▶ [SUPPLIED MATERIAL]:
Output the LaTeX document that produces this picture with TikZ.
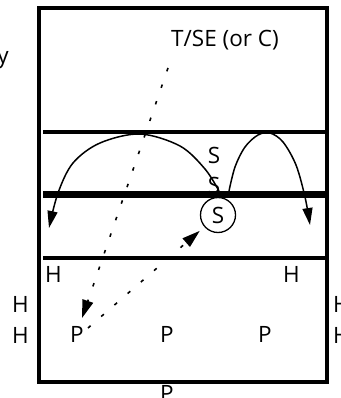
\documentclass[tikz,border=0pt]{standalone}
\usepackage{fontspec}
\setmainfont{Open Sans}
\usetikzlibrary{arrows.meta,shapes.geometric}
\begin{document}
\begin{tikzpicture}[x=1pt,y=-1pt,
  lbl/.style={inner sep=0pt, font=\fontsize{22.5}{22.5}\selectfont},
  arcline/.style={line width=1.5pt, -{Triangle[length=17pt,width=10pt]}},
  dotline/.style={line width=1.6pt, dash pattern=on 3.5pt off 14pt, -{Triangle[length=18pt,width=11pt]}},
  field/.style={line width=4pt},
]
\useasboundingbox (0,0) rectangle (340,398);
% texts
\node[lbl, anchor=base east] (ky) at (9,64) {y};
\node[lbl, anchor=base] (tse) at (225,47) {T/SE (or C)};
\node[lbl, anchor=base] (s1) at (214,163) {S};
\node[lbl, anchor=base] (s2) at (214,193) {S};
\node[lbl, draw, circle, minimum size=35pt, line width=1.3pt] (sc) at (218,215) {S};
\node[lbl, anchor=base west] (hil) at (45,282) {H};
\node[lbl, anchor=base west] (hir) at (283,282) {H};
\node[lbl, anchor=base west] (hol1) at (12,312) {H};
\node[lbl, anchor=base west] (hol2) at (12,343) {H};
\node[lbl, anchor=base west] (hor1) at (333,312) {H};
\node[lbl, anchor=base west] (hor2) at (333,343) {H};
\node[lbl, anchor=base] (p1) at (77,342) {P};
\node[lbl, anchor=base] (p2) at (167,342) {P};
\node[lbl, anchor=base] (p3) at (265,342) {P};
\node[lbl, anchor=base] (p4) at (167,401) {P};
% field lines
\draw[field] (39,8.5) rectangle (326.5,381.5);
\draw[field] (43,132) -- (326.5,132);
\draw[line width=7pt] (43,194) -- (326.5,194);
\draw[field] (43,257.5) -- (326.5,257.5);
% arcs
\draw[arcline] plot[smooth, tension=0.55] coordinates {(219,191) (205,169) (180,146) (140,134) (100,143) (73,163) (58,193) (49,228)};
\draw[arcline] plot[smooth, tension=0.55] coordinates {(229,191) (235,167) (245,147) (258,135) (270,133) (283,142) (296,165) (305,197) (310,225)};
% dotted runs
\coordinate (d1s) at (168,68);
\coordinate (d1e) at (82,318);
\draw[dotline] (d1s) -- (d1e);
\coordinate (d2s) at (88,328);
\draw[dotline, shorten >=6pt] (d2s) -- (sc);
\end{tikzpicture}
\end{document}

▶ [WRITTEN REQUEST]:
All of the lines above should be retyped precisely, apart from the pictures.

▶ [RESULT OF THE EXERCISE]:
Output the LaTeX document that produces this picture with TikZ.
\documentclass[tikz,border=0pt]{standalone}
\usepackage{fontspec}
\setmainfont{Open Sans}
\usetikzlibrary{arrows.meta,shapes.geometric}
\begin{document}
\begin{tikzpicture}[x=1pt,y=-1pt,
  lbl/.style={inner sep=0pt, font=\fontsize{22.5}{22.5}\selectfont},
  arcline/.style={line width=1.5pt, -{Triangle[length=17pt,width=10pt]}},
  dotline/.style={line width=1.6pt, dash pattern=on 3.5pt off 14pt, -{Triangle[length=18pt,width=11pt]}},
  field/.style={line width=4pt},
]
\useasboundingbox (0,0) rectangle (340,398);
% texts
\node[lbl, anchor=base east] (ky) at (9,64) {y};
\node[lbl, anchor=base] (tse) at (225,47) {T/SE (or C)};
\node[lbl, anchor=base] (s1) at (214,163) {S};
\node[lbl, anchor=base] (s2) at (214,193) {S};
\node[lbl, draw, circle, minimum size=35pt, line width=1.3pt] (sc) at (218,215) {S};
\node[lbl, anchor=base west] (hil) at (45,282) {H};
\node[lbl, anchor=base west] (hir) at (283,282) {H};
\node[lbl, anchor=base west] (hol1) at (12,312) {H};
\node[lbl, anchor=base west] (hol2) at (12,343) {H};
\node[lbl, anchor=base west] (hor1) at (333,312) {H};
\node[lbl, anchor=base west] (hor2) at (333,343) {H};
\node[lbl, anchor=base] (p1) at (77,342) {P};
\node[lbl, anchor=base] (p2) at (167,342) {P};
\node[lbl, anchor=base] (p3) at (265,342) {P};
\node[lbl, anchor=base] (p4) at (167,401) {P};
% field lines
\draw[field] (39,8.5) rectangle (326.5,381.5);
\draw[field] (43,132) -- (326.5,132);
\draw[line width=7pt] (43,194) -- (326.5,194);
\draw[field] (43,257.5) -- (326.5,257.5);
% arcs
\draw[arcline] plot[smooth, tension=0.55] coordinates {(219,191) (205,169) (180,146) (140,134) (100,143) (73,163) (58,193) (49,228)};
\draw[arcline] plot[smooth, tension=0.55] coordinates {(229,191) (235,167) (245,147) (258,135) (270,133) (283,142) (296,165) (305,197) (310,225)};
% dotted runs
\coordinate (d1s) at (168,68);
\coordinate (d1e) at (82,318);
\draw[dotline] (d1s) -- (d1e);
\coordinate (d2s) at (88,328);
\draw[dotline, shorten >=6pt] (d2s) -- (sc);
\end{tikzpicture}
\end{document}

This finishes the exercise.